Belém da COP-30 ignora população que mora na rua, diz MPF

Cerca de 3 mil pessoas vivem hoje – se é que se pode chamar a isso de viver – pelas ruas, calçadas e praças da capital paraense, segundo estimativas do governo federal

A cidade de Belém, que em pouco mais de três meses será palco da COP30 — a maior conferência mundial sobre mudanças climáticas —, enfrenta uma realidade alarmante: o total despreparo para acolher sua própria população em situação de rua. Segundo constatação do Ministério Público Federal (MPF), após vistorias realizadas no último dia 18, a capital paraense oferece apenas 40 vagas em abrigos públicos voltados a essa população vulnerável. E dessas, apenas duas estavam disponíveis no momento da inspeção.

A ação foi coordenada pelo MPF em parceria com o Ministério Público do Estado do Pará (MPPA) e as Defensorias Públicas da União (DPU) e do Estado (DPE-PA), que inspecionaram as duas Casas Abrigo para Pessoas Adultas e Famílias em Situação de Rua (Camar). Os problemas identificados vão muito além da escassez de vagas. As unidades visitadas apresentaram estruturas precárias, falta de acessibilidade (com acesso somente por escadas), escassez de profissionais capacitados, carência de serviços básicos e necessidade urgente de manutenção, reforma e ampliação.

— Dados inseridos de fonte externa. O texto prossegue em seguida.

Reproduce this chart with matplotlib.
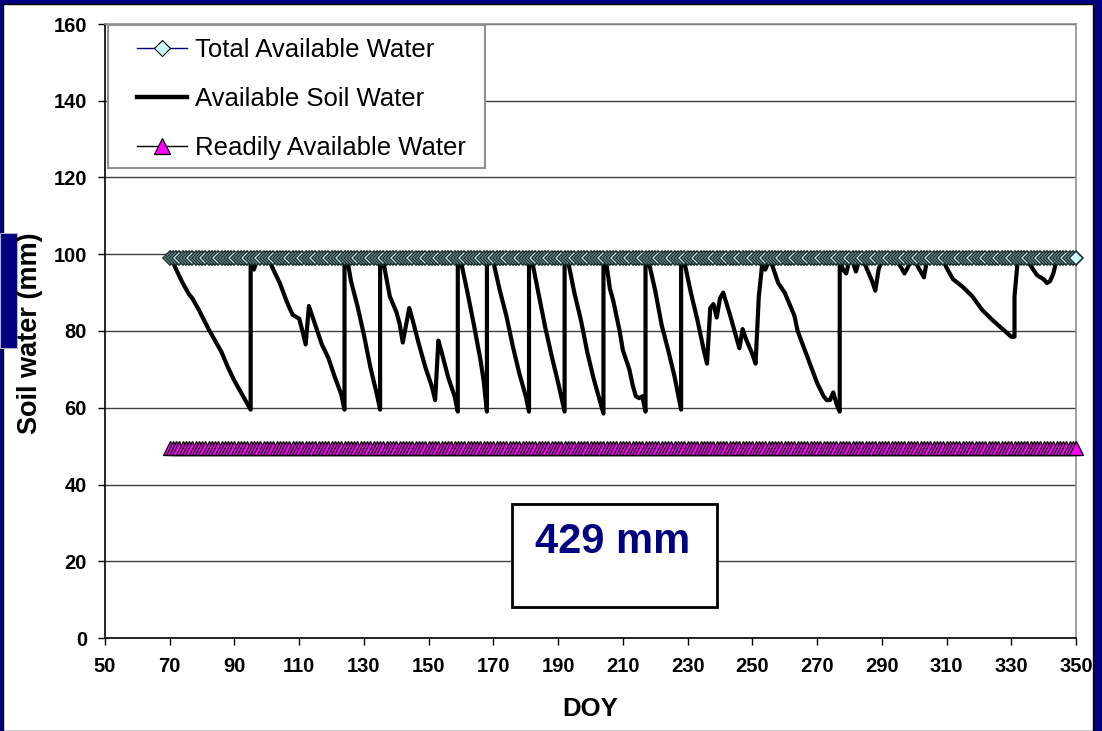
import numpy as np
import matplotlib
matplotlib.use('Agg')
import matplotlib.pyplot as plt
from matplotlib.lines import Line2D
from matplotlib.patches import Rectangle

plt.rcParams['font.family'] = ['Liberation Sans', 'DejaVu Sans']

# daily reference lines, DOY 70..350
days = np.arange(70, 351)
taw_level = 99.0     # Total Available Water (mm)
raw_level = 49.5     # Readily Available Water (mm)
taw = np.full(len(days), taw_level)
raw = np.full(len(days), raw_level)

# Available Soil Water (DOY, mm); repeated DOY = irrigation jump
asw_doy = [70, 71, 72, 74, 76, 77, 79, 82, 84, 86, 88, 90, 92, 94, 95, 95, 96, 97, 100,
           101, 102, 104, 106, 107, 108, 110, 111, 112, 113, 114, 115, 117, 119, 121, 123, 124, 124,
           125, 126, 128, 130, 132, 134, 135, 135,
           136, 138, 140, 141, 142, 144, 145, 147, 149, 151, 152, 153, 154, 156, 158, 159, 159,
           160, 162, 164, 166, 167, 168, 168,
           170, 172, 174, 176, 178, 180, 181, 181,
           182, 184, 186, 188, 190, 192, 192,
           193, 195, 197, 199, 201, 204, 204,
           205, 206, 207, 209, 210, 212, 213, 214, 215, 216, 217, 217,
           218, 220, 221, 222, 224, 226, 228, 228,
           229, 231, 233, 235, 236, 237, 238, 239, 240, 241, 243, 244, 246, 247, 248, 250, 251,
           252, 253, 254, 255,
           256, 258, 260, 262, 263, 264, 266, 268, 270, 272, 273, 274, 275, 276, 277, 277,
           278, 279, 280, 281, 282, 283, 284, 285, 286, 287, 288, 289, 290,
           294, 295, 296, 297, 298, 299, 300, 301, 302, 303, 304,
           309, 310, 312, 315, 318, 321, 324, 326, 328, 330, 331, 331, 332,
           335, 336, 338, 340, 341, 342, 343, 344, 350]
asw_mm = [99, 98, 96, 92.5, 89.5, 88.5, 85.5, 80.5, 77.5, 74.5, 70.5, 67, 64, 61, 59.5, 99, 96, 98.5, 98.5,
          98, 96, 92.5, 88, 86, 84.2, 83.2, 80, 76.5, 86.5, 84, 81.5, 76.5, 73, 68, 63.5, 59.5, 99,
          98, 93, 86.5, 79, 70.5, 63.5, 59.5, 99,
          98, 89, 85, 82, 77, 86, 83, 76.5, 70.5, 65.5, 62, 77.5, 74.5, 68, 63, 59, 99,
          98, 90, 81.5, 72.5, 67, 59, 99,
          98, 90.5, 84, 76, 69, 63, 59, 99,
          98, 89.5, 81, 73.5, 66.5, 59, 99,
          98.5, 90, 83, 74.5, 67.5, 58.5, 99,
          97, 91, 88, 80, 75, 70, 66, 63, 62.5, 63, 59, 99,
          98, 90.5, 86, 81.5, 75, 68, 59.5, 99,
          98, 90, 83, 75, 71.5, 86, 87, 83.5, 88.5, 90, 84.5, 81.5, 75.5, 80.5, 78, 74, 71.5,
          89, 97, 96, 98,
          97.5, 92.5, 90, 86, 84, 80, 75.5, 71, 66.5, 63, 62, 62, 64, 61, 59, 99,
          96, 95, 98.5, 98, 95.5, 98.5, 98.5, 97, 95, 93, 90.5, 96, 98.5,
          98.5, 98, 96.5, 95, 96.5, 98.5, 98.5, 97, 95.5, 94, 98.5,
          98.5, 96.5, 93.5, 91.5, 89, 85.5, 83, 81.5, 80, 78.5, 78.5, 89, 98.5,
          98.5, 97, 94.5, 93.5, 92.5, 93, 95, 98.5, 99]

labels = ['Total Available Water', 'Available Soil Water', 'Readily Available Water']
total_text = '429 mm'

fig = plt.figure(figsize=(11.02, 7.31), dpi=100)
fig.patch.set_facecolor('#000080')
# white slide panel and the small navy tab on the left edge (behind the axes)
fig.patches.append(Rectangle((3 / 1102, 0), 1090 / 1102, 727 / 731, transform=fig.transFigure,
                             facecolor='white', edgecolor='black', lw=1, zorder=-2))
fig.patches.append(Rectangle((0, 383 / 731), 17 / 1102, 115 / 731, transform=fig.transFigure,
                             facecolor='#000080', edgecolor='#b0b0c8', lw=0.8, zorder=-1))

ax = fig.add_axes([105 / 1102, 93 / 731, 971 / 1102, 614 / 731])
ax.set_facecolor('white')

ax.plot(asw_doy, asw_mm, color='black', lw=3, solid_joinstyle='round', zorder=2)
ax.plot(days, taw, color='#000080', lw=0.8, marker='D', ms=7.3, mfc='#CCFFFF',
        mec='#1e2c2c', mew=1.2, zorder=3, clip_on=False)
ax.plot(days, raw, color='black', lw=0.8, marker='^', ms=10, mfc='#FF00FF',
        mec='black', mew=0.9, zorder=3, clip_on=False)

ax.set_xlim(50, 350)
ax.set_ylim(0, 160)
ax.set_xticks(range(50, 351, 20))
ax.set_yticks(range(0, 161, 20))
ax.yaxis.grid(True, color='#404040', lw=1)
ax.set_axisbelow(True)
for s in ['left', 'bottom']:
    ax.spines[s].set_color('black')
    ax.spines[s].set_linewidth(1.2)
for s in ['top', 'right']:
    ax.spines[s].set_color('#909090')
    ax.spines[s].set_linewidth(1.2)
ax.tick_params(axis='both', direction='out', length=5, width=1, labelsize=14.5)
ax.tick_params(axis='y', pad=8)
ax.tick_params(axis='x', pad=9)
for lbl in ax.get_xticklabels() + ax.get_yticklabels():
    lbl.set_fontweight('bold')

fig.text(590 / 1102, 1 - 709 / 731, 'DOY', fontsize=18.5, fontweight='bold', ha='center', va='center')
fig.text(30 / 1102, 1 - 333 / 731, 'Soil water (mm)', fontsize=19.5, fontweight='bold',
         rotation=90, ha='center', va='center')

# legend box drawn by hand so it hugs the top-left corner like the original
ax.add_patch(Rectangle((0.003, 0.765), 0.388, 0.233, transform=ax.transAxes,
                       facecolor='white', edgecolor='#909090', lw=1.5, zorder=4))
handles = [
    Line2D([], [], color='#000080', lw=1, marker='D', ms=8, mfc='#CCFFFF', mec='black', mew=0.8),
    Line2D([], [], color='black', lw=3.2),
    Line2D([], [], color='black', lw=1, marker='^', ms=11, mfc='#FF00FF', mec='black', mew=0.9),
]
leg = ax.legend(handles, labels, loc='upper left', bbox_to_anchor=((137 - 105) / 971, 0.977),
                borderaxespad=0, borderpad=0, frameon=False, fontsize=18.5, handlelength=1.95,
                handletextpad=0.31, labelspacing=0.97)
leg.set_zorder(5)

ax.add_patch(Rectangle((0.419, 0.0505), 0.211, 0.168, transform=ax.transAxes,
                       facecolor='white', edgecolor='black', lw=2, zorder=4))
ax.text(0.523, 0.157, total_text, transform=ax.transAxes, fontsize=30, fontweight='bold',
        color='#000080', ha='center', va='center', zorder=5)

fig.savefig('out.png', dpi=100, facecolor=fig.get_facecolor())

O procurador regional dos Direitos do Cidadão no Pará, Sadi Machado, afirmou com veemência que a situação está “muito aquém do dever constitucional e legal do Poder Público de garantir os direitos dessa população”. Ele também alertou para o risco iminente de medidas higienistas — como remoções forçadas de pessoas em situação de rua —, que historicamente acompanham eventos internacionais de grande visibilidade.

“Este é um ano muito emblemático. É fundamental que os serviços públicos voltados para a população em situação de rua estejam bem estruturados. Não podemos aceitar que, em nome da aparência ou da ‘ordem urbana’, essas pessoas sejam sumariamente removidas de seus espaços”, frisou Machado.

Diante do cenário, o MPF já sinalizou que, caso o poder público não apresente e implemente soluções concretas e imediatas, ações judiciais serão ajuizadas. A ideia é garantir, via Justiça, a ampliação das vagas, melhorias na infraestrutura dos abrigos e qualificação dos profissionais que atuam no acolhimento social.

O retrato exposto pelas inspeções do MPF revela uma contradição grave e constrangedora: enquanto Belém se prepara para receber ao menos 50 mil pessoas de fora — entre elas chefes de Estado, diplomatas, ambientalistas e jornalistas do mundo inteiro —, segue negligenciando uma das faces mais dolorosas da desigualdade urbana: a população em situação de rua.

A realização da COP30 deveria ser um catalisador para mudanças estruturais, com investimentos reais e duradouros em políticas públicas. No entanto, corre-se o risco de que, ao invés de acolher, o poder público opte por esconder essas pessoas sob a lógica da “limpeza visual” das cidades — algo já visto em outras edições de grandes eventos, como as Olimpíadas e a Copa do Mundo.

Se Belém quiser, de fato, mostrar ao mundo que é uma cidade comprometida com os direitos humanos, a justiça social e a sustentabilidade — pilares essenciais do discurso ambiental —, precisa começar pelos seus mais pobres, pelos invisíveis, pelos que vivem nas ruas.

A COP30 não pode ser apenas uma vitrine verde para turistas e autoridades. Ela tem que ser, também, o ponto de partida para uma cidade mais justa e acolhedora para todos.